I hope this is enough context to make it quite evident that Schank is totally relevant to thinking about how to capture and organize requirements. His work on Scripts set the tone of much of the Artificial Intelligence research in the 1980's: what was then called "knowledge elicitation" has of course transmuted into "requirements elicitation" today. Schank consistently argued that people ran their lives by stories, such as the famous restaurant script -- you go in, hang up your coat, get shown to a table, sit down, read the menu and so on. This was taken terribly literally as a precise set of rules at the time, which (of course) didn't work; but Schank's work has also always emphasized the vague and associative nature of human thought, such as the way we connect one story with another, or events and details with a story. This should have warned people not to be too rule-bound and literal.

Schank writes fluently, cogently, and with a sense of fun as well as of exploration -- he dares to break the rules (and across the cover of the book is a strapline that says "rethinking theory"). The rethinking has to reach back far into the past, indeed to Aristotle, whose view of reasoning was that it had to be theoretical and hence rule-based, episteme -- and for the last two millennia, the theory of knowledge has been Aristotelian "epistemology". A competing view even in ancient times was that you could reason from instances or cases, casuistry, which like rhetoric and sophistry was not originally a pejorative term. Only since the 1980's has case-based reasoning come to be honoured again, and rulebases have come to be seen as hopelessly limited except in very tightly-delimited domains. It's almost funny that it has taken 2000 years to get back and fix mistakes made by the Ancient Greeks, but that's the way it is. For me, this is extremely important -- it is a revolution in thought, and it goes a long way to explaining why traditional arguments always break down. Another (closely-related) part of the repair and replacement of outworn arguments is Polanyi's demolition of the idea that knowledge is conscious -- much of the way that skill works is plainly tacit.
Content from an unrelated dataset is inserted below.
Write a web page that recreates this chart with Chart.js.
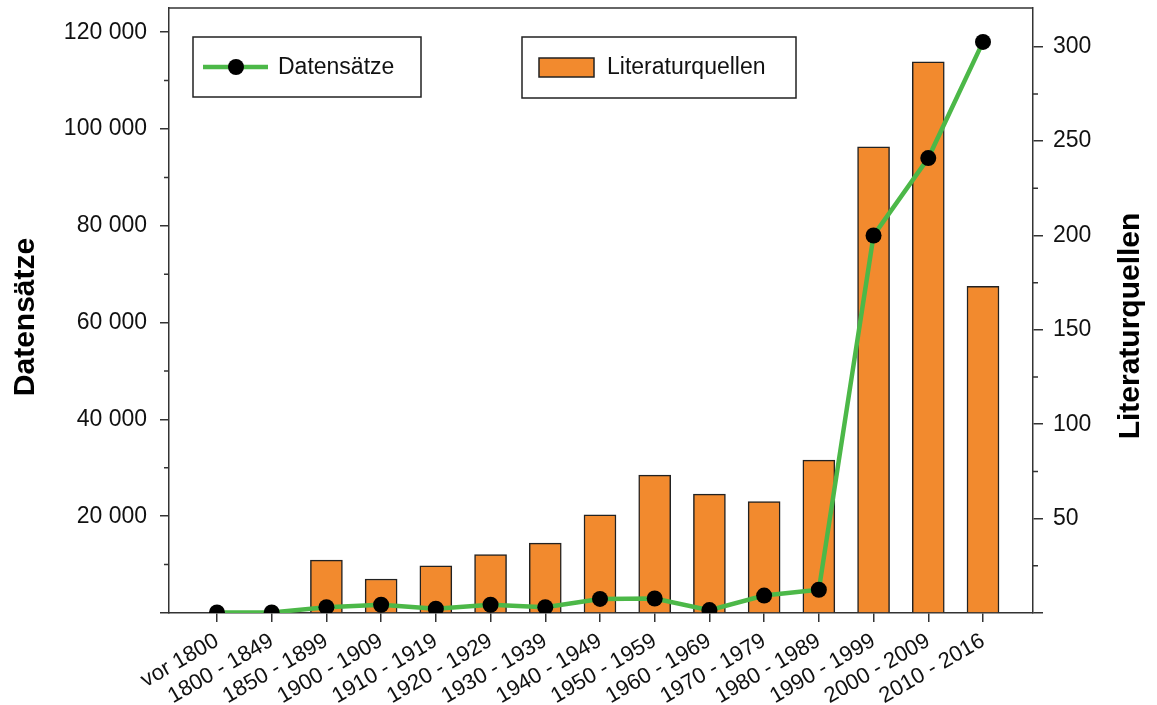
<!DOCTYPE html>
<html>
<head>
<meta charset="utf-8">
<title>Datensätze und Literaturquellen</title>
<script src="https://cdn.jsdelivr.net/npm/chart.js@4/dist/chart.umd.min.js"></script>
<style>
    body { margin: 0; background: #ffffff; }
    canvas { display: block; }
</style>
</head>
<body>
<canvas id="chart" width="1157" height="705"></canvas>
<script>
// Zeitabschnitte (x axis)
const categories = [
    'vor 1800', '1800 - 1849', '1850 - 1899', '1900 - 1909', '1910 - 1919',
    '1920 - 1929', '1930 - 1939', '1940 - 1949', '1950 - 1959', '1960 - 1969',
    '1970 - 1979', '1980 - 1989', '1990 - 1999', '2000 - 2009', '2010 - 2016'
];

// Datensätze (line, left axis)
const datensaetze = [100, 100, 1200, 1700, 900, 1700, 1200, 2900, 3000, 600, 3600, 4800, 78000, 94000, 118000];

// Literaturquellen (bars, right axis)
const literaturquellen = [0, 0, 28, 18, 25, 31, 37, 52, 73, 63, 59, 81, 247, 292, 173];

// Tick values shown on the two y axes
const leftTicks = [0, 20000, 40000, 60000, 80000, 100000, 120000];
const rightTicks = [0, 50, 100, 150, 200, 250, 300];

const FONT = "'Liberation Sans', Arial, sans-serif";
const AXIS = '#333333';
const GREEN = '#4cb848';
const ORANGE = '#f28a2e';

// thousands with a space, like "120 000"
function formatThousands(v) {
    if (v === 0) return '';
    return String(v).replace(/\B(?=(\d{3})+(?!\d))/g, ' ');
}

// fixed scale sizes, no extra padding for overflowing labels
function fixSize(w, h) {
    return s => {
        if (w !== null) s.width = w;
        if (h !== null) s.height = h;
        s.paddingTop = 0;
        s.paddingBottom = 0;
        s.paddingLeft = 0;
        s.paddingRight = 0;
    };
}

// frame, minor ticks, right axis title and the two legend boxes
const extras = {
    id: 'extras',
    afterDraw(chart) {
        const ctx = chart.ctx;
        const area = chart.chartArea;
        const yL = chart.scales.y;
        const yR = chart.scales.y2;

        ctx.save();
        ctx.strokeStyle = AXIS;
        ctx.lineWidth = 1.5;

        // top edge of the frame
        ctx.beginPath();
        ctx.moveTo(area.left, area.top);
        ctx.lineTo(area.right, area.top);
        ctx.stroke();

        // minor ticks halfway between the labelled ones
        ctx.beginPath();
        for (let i = 0; i < leftTicks.length; i++) {
            const v = leftTicks[i] + 10000;
            if (v > yL.max) break;
            const py = yL.getPixelForValue(v);
            ctx.moveTo(area.left - 5, py);
            ctx.lineTo(area.left, py);
        }
        for (let i = 0; i < rightTicks.length; i++) {
            const v = rightTicks[i] + 25;
            if (v > yR.max) break;
            const py = yR.getPixelForValue(v);
            ctx.moveTo(area.right, py);
            ctx.lineTo(area.right + 5, py);
        }
        ctx.stroke();

        // axis titles, both read from bottom to top
        ctx.fillStyle = '#000';
        ctx.font = 'bold 30px ' + FONT;
        ctx.textAlign = 'center';
        ctx.textBaseline = 'middle';
        ctx.save();
        ctx.translate(26, 317);
        ctx.rotate(-Math.PI / 2);
        ctx.fillText('Datensätze', 0, 0);
        ctx.restore();
        ctx.translate(1131, 326);
        ctx.rotate(-Math.PI / 2);
        ctx.fillText('Literaturquellen', 0, 0);
        ctx.restore();

        // legend boxes
        const line = chart.data.datasets[0];
        const bars = chart.data.datasets[1];
        ctx.save();
        ctx.fillStyle = '#fff';
        ctx.strokeStyle = '#222';
        ctx.lineWidth = 1.5;
        ctx.fillRect(193, 37, 228, 60);
        ctx.strokeRect(193, 37, 228, 60);
        ctx.fillRect(522, 37, 274, 61);
        ctx.strokeRect(522, 37, 274, 61);

        // Datensätze sample
        ctx.strokeStyle = line.borderColor;
        ctx.lineWidth = line.borderWidth;
        ctx.beginPath();
        ctx.moveTo(203, 67);
        ctx.lineTo(268, 67);
        ctx.stroke();
        ctx.fillStyle = line.pointBackgroundColor;
        ctx.beginPath();
        ctx.arc(236, 67, line.pointRadius, 0, Math.PI * 2);
        ctx.fill();

        // Literaturquellen sample
        ctx.fillStyle = bars.backgroundColor;
        ctx.fillRect(539, 58, 55, 19);
        ctx.strokeStyle = bars.borderColor;
        ctx.lineWidth = 1.5;
        ctx.strokeRect(539, 58, 55, 19);

        ctx.fillStyle = '#111';
        ctx.font = '23px ' + FONT;
        ctx.textAlign = 'left';
        ctx.textBaseline = 'middle';
        ctx.fillText(line.label, 278, 68);
        ctx.fillText(bars.label, 607, 68);
        ctx.restore();
    }
};

const ctx = document.getElementById('chart').getContext('2d');

const chart = new Chart(ctx, {
    data: {
        datasets: [{
            type: 'line',
            label: 'Datensätze',
            data: datensaetze.map((v, i) => ({ x: i, y: v })),
            yAxisID: 'y',
            borderColor: GREEN,
            borderWidth: 4.5,
            tension: 0,
            pointRadius: 8,
            pointBackgroundColor: '#000',
            pointBorderWidth: 0,
            order: 1
        }, {
            type: 'bar',
            label: 'Literaturquellen',
            data: literaturquellen.map((v, i) => ({ x: i, y: v })),
            yAxisID: 'y2',
            backgroundColor: ORANGE,
            borderColor: '#222',
            borderWidth: 1.5,
            barThickness: 32,
            order: 2
        }]
    },
    options: {
        responsive: false,
        devicePixelRatio: 1,
        animation: false,
        layout: {
            autoPadding: false,
            padding: { top: 8, left: 0, right: 0, bottom: 0 }
        },
        plugins: {
            legend: { display: false },
            tooltip: { enabled: false }
        },
        scales: {
            x: {
                type: 'linear',
                offset: false,
                min: -0.877,
                max: 14.914,
                afterBuildTicks: s => { s.ticks = categories.map((c, i) => ({ value: i })); },
                afterFit: fixSize(null, 92),
                grid: { offset: false, drawOnChartArea: false, tickLength: 9, color: AXIS, lineWidth: 1.5 },
                border: { color: AXIS, width: 1.5 },
                ticks: {
                    autoSkip: false,
                    minRotation: 30,
                    maxRotation: 30,
                    padding: 6,
                    color: '#111',
                    font: { family: FONT, size: 22 },
                    callback: v => categories[v]
                }
            },
            y: {
                position: 'left',
                min: 0,
                max: 125000,
                afterBuildTicks: s => { s.ticks = leftTicks.map(v => ({ value: v })); },
                afterFit: fixSize(169, null),
                grid: { drawOnChartArea: false, tickLength: 9, color: AXIS, lineWidth: 1.5 },
                border: { color: AXIS, width: 1.5 },
                ticks: {
                    padding: 13,
                    color: '#111',
                    font: { family: FONT, size: 23 },
                    callback: v => formatThousands(v)
                }
            },
            y2: {
                position: 'right',
                min: 0,
                max: 320.5,
                afterBuildTicks: s => { s.ticks = rightTicks.map(v => ({ value: v })); },
                afterFit: fixSize(124, null),
                grid: { drawOnChartArea: false, tickLength: 10, color: AXIS, lineWidth: 1.5 },
                border: { color: AXIS, width: 1.5 },
                ticks: {
                    padding: 10,
                    color: '#111',
                    font: { family: FONT, size: 23 },
                    callback: v => (v === 0 ? '' : v)
                }
            }
        }
    },
    plugins: [extras]
});
</script>
</body>
</html>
Given the contributions of Polanyi and Schank, requirements engineers -- indeed, system thinkers and developers in general -- need to come to grips with the fact that people, even if highly skilled and even 'expert', cannot give us precise rule-like requirements. If we try, we will get bad and wrong requirements. Instead, we urgently need to start thinking and working in stories -- scenarios, use cases, scripts, user stories, whatever. We can use these as hooks to retrieve connected ideas and build a shared understanding of what people need, by talking about what they actually do. Then we'll have requirements that are somewhat closer to reality.

The book looks at where stories come from and why we tell them; how we understand and index stories; how stories shape memory; "story skeletons", i.e. the structure of stories; the stories of different cultures; and the role of stories in intelligence.

There is a very short list of references, but Schank sprinkles the text freely with quotations and jokes, examples and stories from all over -- if you don't know what Chutzpah is, you soon will from Tell Me A Story.

Everyone interested in writing better requirements should at once read this book. Academics will find many stimulating ideas for things that ought to be researched; practitioners will be able to reflect in an easy-to-read book on their daily work; students will get an insight into one of the leading minds in the field of human knowledge.